# Data for the task
========
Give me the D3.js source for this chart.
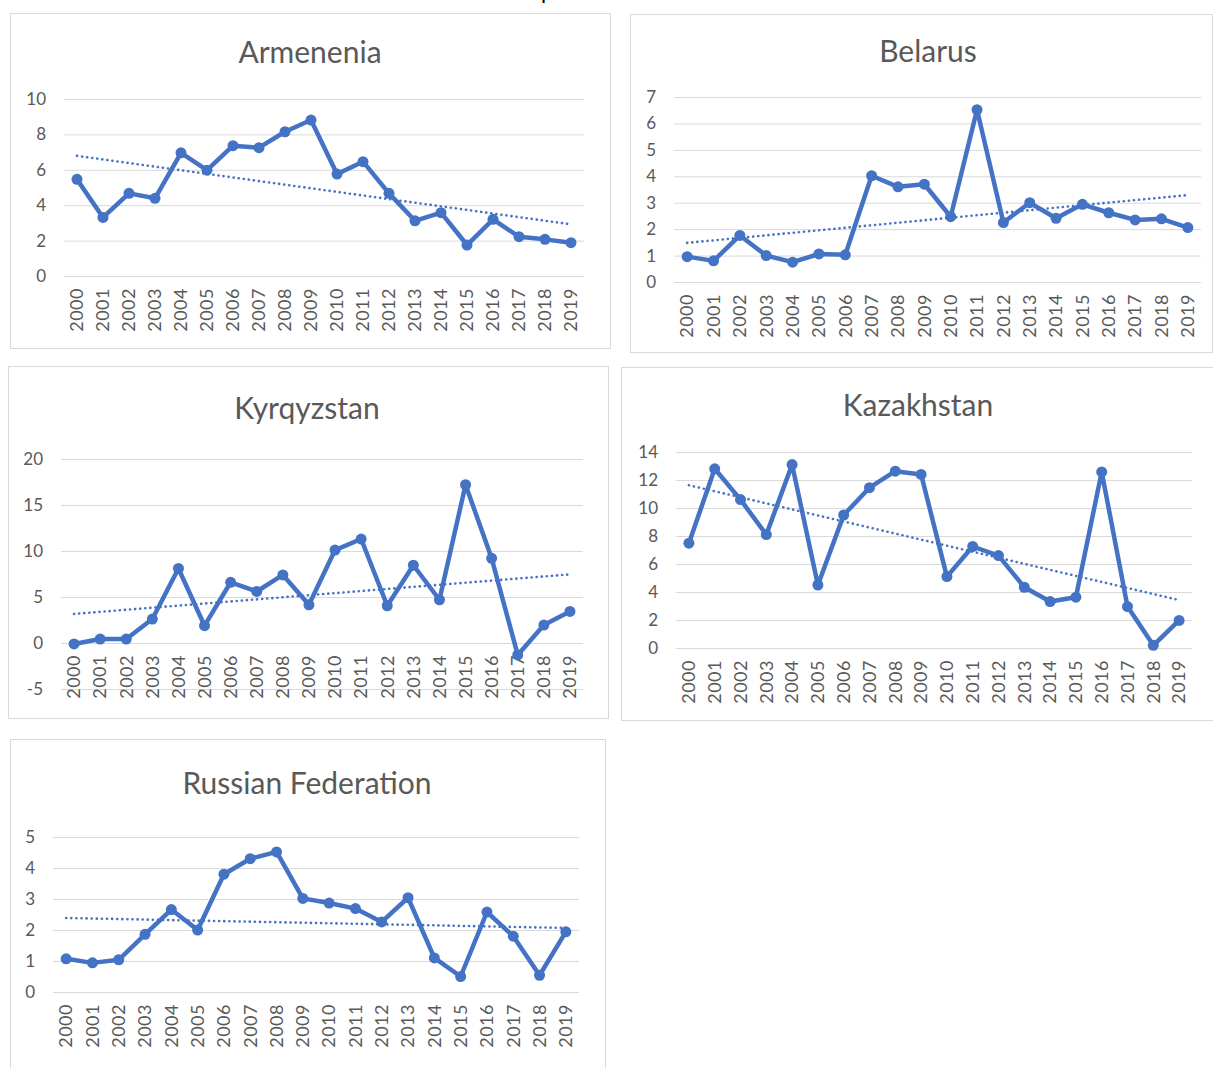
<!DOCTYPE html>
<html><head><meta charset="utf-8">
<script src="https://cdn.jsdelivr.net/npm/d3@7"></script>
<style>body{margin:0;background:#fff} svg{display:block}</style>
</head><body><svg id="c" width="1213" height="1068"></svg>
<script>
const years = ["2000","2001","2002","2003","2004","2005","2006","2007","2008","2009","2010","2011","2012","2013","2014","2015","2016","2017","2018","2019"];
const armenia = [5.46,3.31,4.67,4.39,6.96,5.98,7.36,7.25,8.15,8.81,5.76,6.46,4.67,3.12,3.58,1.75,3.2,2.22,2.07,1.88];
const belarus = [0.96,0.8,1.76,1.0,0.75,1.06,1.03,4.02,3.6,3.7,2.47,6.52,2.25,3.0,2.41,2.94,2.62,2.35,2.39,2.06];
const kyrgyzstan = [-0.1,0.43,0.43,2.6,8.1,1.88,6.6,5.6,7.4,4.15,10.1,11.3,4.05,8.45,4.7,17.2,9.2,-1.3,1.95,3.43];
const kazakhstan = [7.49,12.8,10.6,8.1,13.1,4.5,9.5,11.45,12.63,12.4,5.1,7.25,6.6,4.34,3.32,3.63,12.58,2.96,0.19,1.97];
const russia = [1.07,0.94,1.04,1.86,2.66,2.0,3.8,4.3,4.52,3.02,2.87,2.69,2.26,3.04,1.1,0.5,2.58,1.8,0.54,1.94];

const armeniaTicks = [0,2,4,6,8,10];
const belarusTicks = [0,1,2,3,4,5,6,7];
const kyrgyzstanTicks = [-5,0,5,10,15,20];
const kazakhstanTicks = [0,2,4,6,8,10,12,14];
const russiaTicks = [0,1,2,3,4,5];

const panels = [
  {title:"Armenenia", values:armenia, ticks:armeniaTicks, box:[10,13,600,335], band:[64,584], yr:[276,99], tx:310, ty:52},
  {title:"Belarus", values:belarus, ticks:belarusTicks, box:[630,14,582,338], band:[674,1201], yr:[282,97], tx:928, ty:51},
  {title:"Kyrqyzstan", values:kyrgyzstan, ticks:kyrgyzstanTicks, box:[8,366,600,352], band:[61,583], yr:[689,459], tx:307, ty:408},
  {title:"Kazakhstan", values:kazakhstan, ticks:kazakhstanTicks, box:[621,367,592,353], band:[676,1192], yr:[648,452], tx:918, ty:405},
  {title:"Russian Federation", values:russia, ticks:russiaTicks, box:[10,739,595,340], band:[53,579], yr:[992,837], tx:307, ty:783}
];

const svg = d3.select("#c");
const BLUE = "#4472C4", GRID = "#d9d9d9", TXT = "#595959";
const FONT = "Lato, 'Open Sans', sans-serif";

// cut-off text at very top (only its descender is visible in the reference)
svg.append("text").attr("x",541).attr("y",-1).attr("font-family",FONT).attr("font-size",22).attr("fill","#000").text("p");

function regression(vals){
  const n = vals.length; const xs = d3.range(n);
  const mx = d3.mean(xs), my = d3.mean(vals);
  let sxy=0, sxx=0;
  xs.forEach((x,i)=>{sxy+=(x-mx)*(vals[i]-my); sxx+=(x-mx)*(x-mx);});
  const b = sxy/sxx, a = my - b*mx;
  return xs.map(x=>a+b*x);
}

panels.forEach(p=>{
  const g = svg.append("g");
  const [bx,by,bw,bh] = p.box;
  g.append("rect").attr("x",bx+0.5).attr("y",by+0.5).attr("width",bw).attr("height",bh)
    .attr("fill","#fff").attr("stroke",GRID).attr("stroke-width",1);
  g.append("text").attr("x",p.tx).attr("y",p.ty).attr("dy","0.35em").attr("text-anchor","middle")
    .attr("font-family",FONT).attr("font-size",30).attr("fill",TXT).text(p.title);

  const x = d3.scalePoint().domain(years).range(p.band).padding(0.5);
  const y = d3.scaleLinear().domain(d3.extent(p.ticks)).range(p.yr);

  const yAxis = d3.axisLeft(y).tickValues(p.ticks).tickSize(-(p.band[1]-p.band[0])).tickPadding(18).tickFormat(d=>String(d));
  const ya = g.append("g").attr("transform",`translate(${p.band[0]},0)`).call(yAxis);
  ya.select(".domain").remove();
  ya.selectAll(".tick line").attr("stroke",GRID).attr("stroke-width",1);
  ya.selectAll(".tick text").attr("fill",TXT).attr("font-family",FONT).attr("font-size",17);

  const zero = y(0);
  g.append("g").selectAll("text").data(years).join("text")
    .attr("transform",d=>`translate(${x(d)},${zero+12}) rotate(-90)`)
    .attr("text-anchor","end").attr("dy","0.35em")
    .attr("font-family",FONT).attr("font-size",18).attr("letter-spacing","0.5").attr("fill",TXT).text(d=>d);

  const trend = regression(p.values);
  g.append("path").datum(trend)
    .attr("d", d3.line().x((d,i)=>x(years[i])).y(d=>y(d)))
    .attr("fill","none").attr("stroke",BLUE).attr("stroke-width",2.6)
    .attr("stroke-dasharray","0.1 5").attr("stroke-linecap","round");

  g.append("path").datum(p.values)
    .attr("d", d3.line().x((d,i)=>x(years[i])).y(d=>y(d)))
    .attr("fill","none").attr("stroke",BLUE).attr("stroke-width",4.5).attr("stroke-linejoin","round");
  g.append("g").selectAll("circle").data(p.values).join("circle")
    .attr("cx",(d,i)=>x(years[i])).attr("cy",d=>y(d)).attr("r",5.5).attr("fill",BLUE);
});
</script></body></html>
========
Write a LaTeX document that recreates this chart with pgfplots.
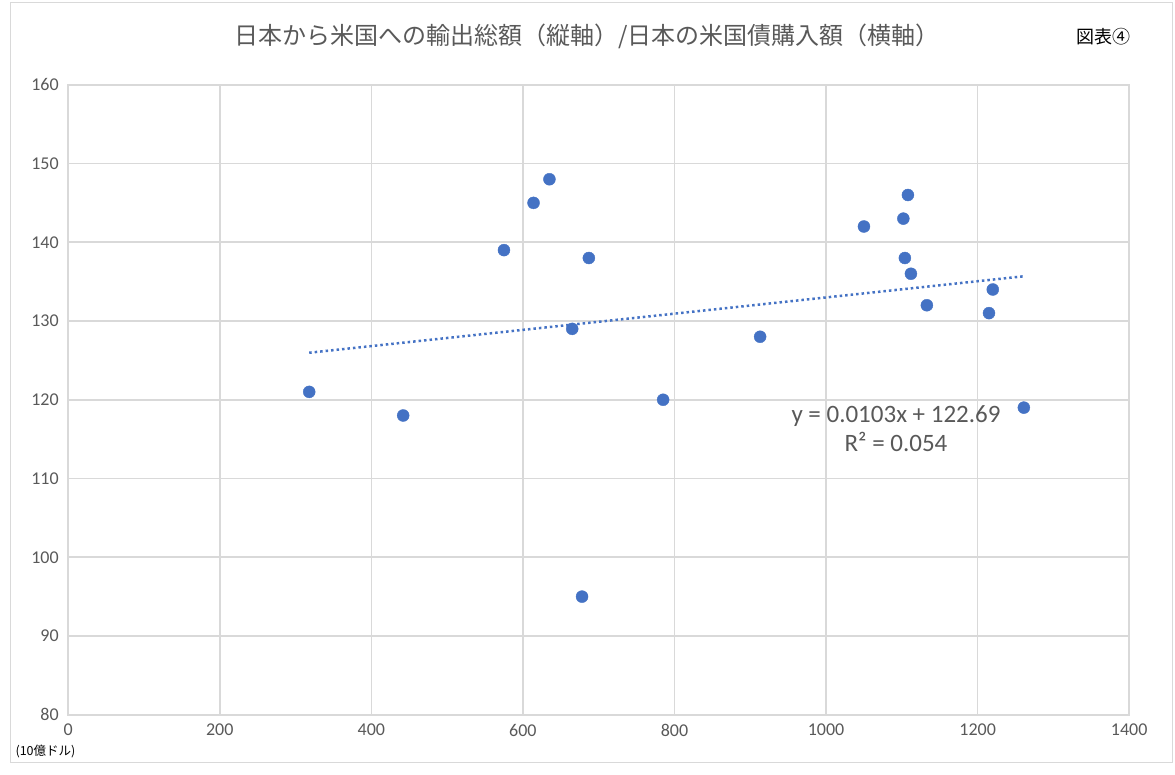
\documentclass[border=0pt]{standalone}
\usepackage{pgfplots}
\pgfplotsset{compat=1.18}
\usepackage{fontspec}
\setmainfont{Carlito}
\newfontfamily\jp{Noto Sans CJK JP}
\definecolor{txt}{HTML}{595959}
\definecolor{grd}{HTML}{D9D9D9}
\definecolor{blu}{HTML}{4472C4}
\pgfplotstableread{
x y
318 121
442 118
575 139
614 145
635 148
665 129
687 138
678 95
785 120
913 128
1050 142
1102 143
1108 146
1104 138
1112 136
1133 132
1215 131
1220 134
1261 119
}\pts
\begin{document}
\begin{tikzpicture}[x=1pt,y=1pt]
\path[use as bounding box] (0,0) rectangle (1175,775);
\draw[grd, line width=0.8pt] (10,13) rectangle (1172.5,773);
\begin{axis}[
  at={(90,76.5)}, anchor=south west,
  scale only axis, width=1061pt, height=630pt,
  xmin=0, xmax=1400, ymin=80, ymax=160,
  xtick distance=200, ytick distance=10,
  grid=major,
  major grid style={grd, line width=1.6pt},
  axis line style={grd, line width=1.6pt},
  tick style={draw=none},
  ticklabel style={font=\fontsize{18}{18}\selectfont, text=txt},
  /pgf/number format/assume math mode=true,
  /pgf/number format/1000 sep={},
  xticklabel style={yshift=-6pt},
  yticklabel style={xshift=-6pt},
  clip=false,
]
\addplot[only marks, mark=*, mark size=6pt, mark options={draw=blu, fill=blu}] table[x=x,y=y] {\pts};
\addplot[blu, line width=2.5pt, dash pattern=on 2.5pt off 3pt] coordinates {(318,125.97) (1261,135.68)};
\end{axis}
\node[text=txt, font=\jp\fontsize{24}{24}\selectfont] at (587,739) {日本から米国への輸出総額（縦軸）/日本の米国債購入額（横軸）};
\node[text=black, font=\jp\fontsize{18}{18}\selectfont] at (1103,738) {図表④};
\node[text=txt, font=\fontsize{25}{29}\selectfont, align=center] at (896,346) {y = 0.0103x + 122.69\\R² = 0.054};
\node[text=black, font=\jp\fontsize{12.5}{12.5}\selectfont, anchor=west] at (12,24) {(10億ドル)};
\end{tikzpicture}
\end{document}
========
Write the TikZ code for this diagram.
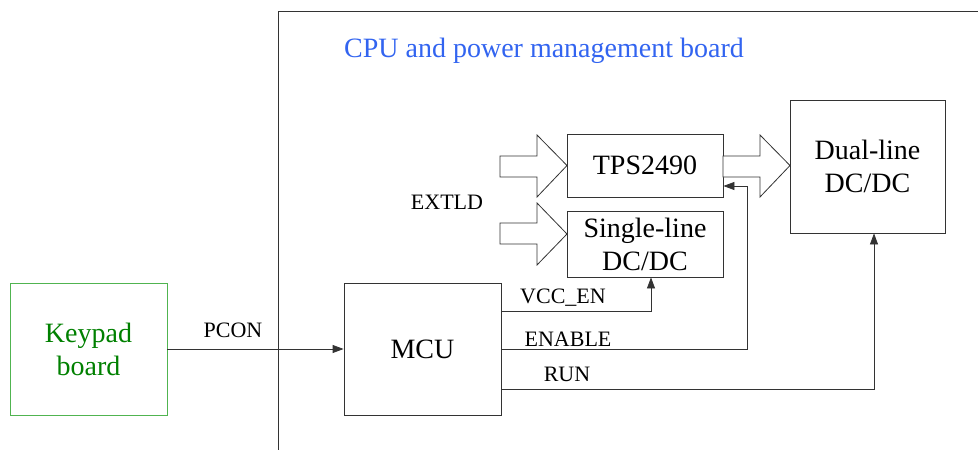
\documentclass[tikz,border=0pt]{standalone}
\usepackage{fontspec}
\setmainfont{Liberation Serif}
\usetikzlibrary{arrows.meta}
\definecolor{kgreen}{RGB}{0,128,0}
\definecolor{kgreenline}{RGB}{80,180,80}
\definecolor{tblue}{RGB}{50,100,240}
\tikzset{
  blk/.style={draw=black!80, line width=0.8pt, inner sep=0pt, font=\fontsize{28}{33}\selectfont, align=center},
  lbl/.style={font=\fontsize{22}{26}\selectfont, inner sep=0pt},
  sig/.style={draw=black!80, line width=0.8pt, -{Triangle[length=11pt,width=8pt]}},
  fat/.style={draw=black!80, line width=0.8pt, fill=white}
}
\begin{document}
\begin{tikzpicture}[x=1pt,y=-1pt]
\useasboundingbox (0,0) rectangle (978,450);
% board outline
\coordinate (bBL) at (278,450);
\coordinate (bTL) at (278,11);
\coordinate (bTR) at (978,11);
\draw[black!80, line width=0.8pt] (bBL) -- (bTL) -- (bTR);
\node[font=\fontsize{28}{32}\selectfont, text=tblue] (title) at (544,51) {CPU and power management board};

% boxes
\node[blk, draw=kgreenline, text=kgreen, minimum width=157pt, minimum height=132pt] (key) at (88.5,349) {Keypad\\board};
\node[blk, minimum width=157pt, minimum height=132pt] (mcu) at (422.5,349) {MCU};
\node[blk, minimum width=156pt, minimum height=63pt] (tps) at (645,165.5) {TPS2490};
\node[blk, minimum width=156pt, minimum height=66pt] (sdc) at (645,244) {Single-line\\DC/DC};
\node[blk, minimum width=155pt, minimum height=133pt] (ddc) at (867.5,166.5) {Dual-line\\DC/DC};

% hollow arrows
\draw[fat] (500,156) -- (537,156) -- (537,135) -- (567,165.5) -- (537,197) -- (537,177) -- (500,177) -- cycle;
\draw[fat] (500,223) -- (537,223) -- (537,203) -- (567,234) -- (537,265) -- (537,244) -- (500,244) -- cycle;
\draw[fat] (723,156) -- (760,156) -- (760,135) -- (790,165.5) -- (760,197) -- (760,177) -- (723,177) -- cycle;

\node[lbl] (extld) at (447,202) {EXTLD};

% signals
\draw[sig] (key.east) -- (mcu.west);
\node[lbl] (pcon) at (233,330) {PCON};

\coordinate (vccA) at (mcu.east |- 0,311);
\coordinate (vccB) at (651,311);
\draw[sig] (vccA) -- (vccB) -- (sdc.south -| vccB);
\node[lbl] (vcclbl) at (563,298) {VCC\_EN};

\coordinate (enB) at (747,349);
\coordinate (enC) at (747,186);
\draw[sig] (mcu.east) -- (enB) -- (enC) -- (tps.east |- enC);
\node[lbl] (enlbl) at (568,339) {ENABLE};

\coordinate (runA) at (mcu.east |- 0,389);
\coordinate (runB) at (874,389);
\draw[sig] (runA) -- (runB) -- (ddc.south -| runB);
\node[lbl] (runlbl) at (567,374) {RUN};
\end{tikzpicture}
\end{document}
========
Nothing but the lines from the one containing "Give me the D3.js source for this chart." through the one containing "const russiaTicks = [0,1,2,3,4,5];" should be echoed, each exactly as it stands; pictures are excluded.

Give me the D3.js source for this chart.
<!DOCTYPE html>
<html><head><meta charset="utf-8">
<script src="https://cdn.jsdelivr.net/npm/d3@7"></script>
<style>body{margin:0;background:#fff} svg{display:block}</style>
</head><body><svg id="c" width="1213" height="1068"></svg>
<script>
const years = ["2000","2001","2002","2003","2004","2005","2006","2007","2008","2009","2010","2011","2012","2013","2014","2015","2016","2017","2018","2019"];
const armenia = [5.46,3.31,4.67,4.39,6.96,5.98,7.36,7.25,8.15,8.81,5.76,6.46,4.67,3.12,3.58,1.75,3.2,2.22,2.07,1.88];
const belarus = [0.96,0.8,1.76,1.0,0.75,1.06,1.03,4.02,3.6,3.7,2.47,6.52,2.25,3.0,2.41,2.94,2.62,2.35,2.39,2.06];
const kyrgyzstan = [-0.1,0.43,0.43,2.6,8.1,1.88,6.6,5.6,7.4,4.15,10.1,11.3,4.05,8.45,4.7,17.2,9.2,-1.3,1.95,3.43];
const kazakhstan = [7.49,12.8,10.6,8.1,13.1,4.5,9.5,11.45,12.63,12.4,5.1,7.25,6.6,4.34,3.32,3.63,12.58,2.96,0.19,1.97];
const russia = [1.07,0.94,1.04,1.86,2.66,2.0,3.8,4.3,4.52,3.02,2.87,2.69,2.26,3.04,1.1,0.5,2.58,1.8,0.54,1.94];

const armeniaTicks = [0,2,4,6,8,10];
const belarusTicks = [0,1,2,3,4,5,6,7];
const kyrgyzstanTicks = [-5,0,5,10,15,20];
const kazakhstanTicks = [0,2,4,6,8,10,12,14];
const russiaTicks = [0,1,2,3,4,5];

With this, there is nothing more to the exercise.